## START Stored data

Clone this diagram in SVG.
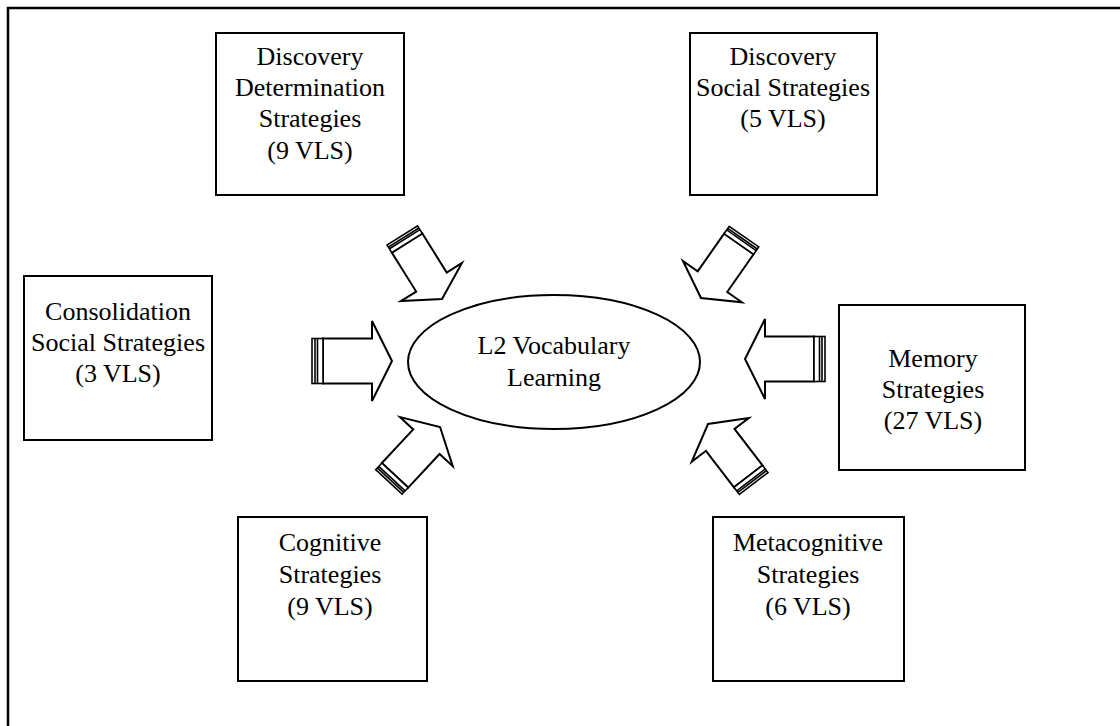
<svg xmlns="http://www.w3.org/2000/svg" width="1120" height="726" viewBox="0 0 1120 726">
<style>
.box{fill:#fff;stroke:#000;stroke-width:2}
.t{font-family:"Liberation Serif","Times New Roman",serif;font-size:26px;fill:#000;text-anchor:middle}
.arr{fill:#fff;stroke:#000;stroke-width:2;stroke-linejoin:miter}
.band{fill:#fff;stroke:#000;stroke-width:1.6}
</style>
<defs>
<g id="arrowH">
<path class="arr" d="M11,-22.5 L60,-22.5 L60,-40 L80,0 L60,40 L60,22.5 L11,22.5 Z"/>
<rect class="band" x="0" y="-22.5" width="11" height="45"/>
<line class="band" x1="3" y1="-22.5" x2="3" y2="22.5"/>
<line class="band" x1="5.5" y1="-22.5" x2="5.5" y2="22.5"/>
</g>
<g id="arrowD">
<path class="arr" d="M9,-18 L55,-18 L55,-36 L75,0 L55,36 L55,18 L9,18 Z"/>
<rect class="band" x="0" y="-18" width="9" height="36"/>
<line class="band" x1="2.5" y1="-18" x2="2.5" y2="18"/>
<line class="band" x1="4.5" y1="-18" x2="4.5" y2="18"/>
</g>
</defs>
<rect x="0" y="0" width="1120" height="726" fill="#fff"/>
<path d="M8,730 L8,8 L1125,8" fill="none" stroke="#000" stroke-width="2.5"/>

<g id="connectors">
<use href="#arrowH" transform="translate(312,361)"/>
<use href="#arrowH" transform="translate(825,359) rotate(180)"/>
<use href="#arrowD" transform="translate(402.3,235.4) rotate(58)"/>
<use href="#arrowD" transform="translate(744,236.6) rotate(125)"/>
<use href="#arrowD" transform="translate(388.9,481.9) rotate(-47)"/>
<use href="#arrowD" transform="translate(753.7,483.5) rotate(-127.5)"/>
</g>

<g id="center">
<ellipse cx="554" cy="362" rx="146" ry="67" fill="#fff" stroke="#000" stroke-width="2"/>
<text class="t" x="554" y="354">L2 Vocabulary</text>
<text class="t" x="554" y="386">Learning</text>
</g>

<g id="discovery-determination">
<rect class="box" x="216" y="33" width="188" height="162"/>
<text class="t" x="310" y="65">Discovery</text>
<text class="t" x="310" y="96">Determination</text>
<text class="t" x="310" y="127">Strategies</text>
<text class="t" x="310" y="159">(9 VLS)</text>
</g>

<g id="discovery-social">
<rect class="box" x="690" y="33" width="187" height="162"/>
<text class="t" x="783" y="65">Discovery</text>
<text class="t" x="783" y="96">Social Strategies</text>
<text class="t" x="783" y="127">(5 VLS)</text>
</g>

<g id="consolidation-social">
<rect class="box" x="24" y="276" width="188" height="164"/>
<text class="t" x="118" y="320">Consolidation</text>
<text class="t" x="118" y="351">Social Strategies</text>
<text class="t" x="118" y="382">(3 VLS)</text>
</g>

<g id="memory">
<rect class="box" x="839" y="305" width="186" height="165"/>
<text class="t" x="933" y="367">Memory</text>
<text class="t" x="933" y="398">Strategies</text>
<text class="t" x="933" y="429">(27 VLS)</text>
</g>

<g id="cognitive">
<rect class="box" x="238" y="517" width="189" height="164"/>
<text class="t" x="330" y="551">Cognitive</text>
<text class="t" x="330" y="583">Strategies</text>
<text class="t" x="330" y="615">(9 VLS)</text>
</g>

<g id="metacognitive">
<rect class="box" x="713" y="517" width="191" height="164"/>
<text class="t" x="808" y="551">Metacognitive</text>
<text class="t" x="808" y="583">Strategies</text>
<text class="t" x="808" y="615">(6 VLS)</text>
</g>
</svg>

## END Stored data

▸ **Written exercise**
Omit any images, then output the listing exactly.

▸ **Right answer**
Clone this diagram in SVG.
<svg xmlns="http://www.w3.org/2000/svg" width="1120" height="726" viewBox="0 0 1120 726">
<style>
.box{fill:#fff;stroke:#000;stroke-width:2}
.t{font-family:"Liberation Serif","Times New Roman",serif;font-size:26px;fill:#000;text-anchor:middle}
.arr{fill:#fff;stroke:#000;stroke-width:2;stroke-linejoin:miter}
.band{fill:#fff;stroke:#000;stroke-width:1.6}
</style>
<defs>
<g id="arrowH">
<path class="arr" d="M11,-22.5 L60,-22.5 L60,-40 L80,0 L60,40 L60,22.5 L11,22.5 Z"/>
<rect class="band" x="0" y="-22.5" width="11" height="45"/>
<line class="band" x1="3" y1="-22.5" x2="3" y2="22.5"/>
<line class="band" x1="5.5" y1="-22.5" x2="5.5" y2="22.5"/>
</g>
<g id="arrowD">
<path class="arr" d="M9,-18 L55,-18 L55,-36 L75,0 L55,36 L55,18 L9,18 Z"/>
<rect class="band" x="0" y="-18" width="9" height="36"/>
<line class="band" x1="2.5" y1="-18" x2="2.5" y2="18"/>
<line class="band" x1="4.5" y1="-18" x2="4.5" y2="18"/>
</g>
</defs>
<rect x="0" y="0" width="1120" height="726" fill="#fff"/>
<path d="M8,730 L8,8 L1125,8" fill="none" stroke="#000" stroke-width="2.5"/>

<g id="connectors">
<use href="#arrowH" transform="translate(312,361)"/>
<use href="#arrowH" transform="translate(825,359) rotate(180)"/>
<use href="#arrowD" transform="translate(402.3,235.4) rotate(58)"/>
<use href="#arrowD" transform="translate(744,236.6) rotate(125)"/>
<use href="#arrowD" transform="translate(388.9,481.9) rotate(-47)"/>
<use href="#arrowD" transform="translate(753.7,483.5) rotate(-127.5)"/>
</g>

<g id="center">
<ellipse cx="554" cy="362" rx="146" ry="67" fill="#fff" stroke="#000" stroke-width="2"/>
<text class="t" x="554" y="354">L2 Vocabulary</text>
<text class="t" x="554" y="386">Learning</text>
</g>

<g id="discovery-determination">
<rect class="box" x="216" y="33" width="188" height="162"/>
<text class="t" x="310" y="65">Discovery</text>
<text class="t" x="310" y="96">Determination</text>
<text class="t" x="310" y="127">Strategies</text>
<text class="t" x="310" y="159">(9 VLS)</text>
</g>

<g id="discovery-social">
<rect class="box" x="690" y="33" width="187" height="162"/>
<text class="t" x="783" y="65">Discovery</text>
<text class="t" x="783" y="96">Social Strategies</text>
<text class="t" x="783" y="127">(5 VLS)</text>
</g>

<g id="consolidation-social">
<rect class="box" x="24" y="276" width="188" height="164"/>
<text class="t" x="118" y="320">Consolidation</text>
<text class="t" x="118" y="351">Social Strategies</text>
<text class="t" x="118" y="382">(3 VLS)</text>
</g>

<g id="memory">
<rect class="box" x="839" y="305" width="186" height="165"/>
<text class="t" x="933" y="367">Memory</text>
<text class="t" x="933" y="398">Strategies</text>
<text class="t" x="933" y="429">(27 VLS)</text>
</g>

<g id="cognitive">
<rect class="box" x="238" y="517" width="189" height="164"/>
<text class="t" x="330" y="551">Cognitive</text>
<text class="t" x="330" y="583">Strategies</text>
<text class="t" x="330" y="615">(9 VLS)</text>
</g>

<g id="metacognitive">
<rect class="box" x="713" y="517" width="191" height="164"/>
<text class="t" x="808" y="551">Metacognitive</text>
<text class="t" x="808" y="583">Strategies</text>
<text class="t" x="808" y="615">(6 VLS)</text>
</g>
</svg>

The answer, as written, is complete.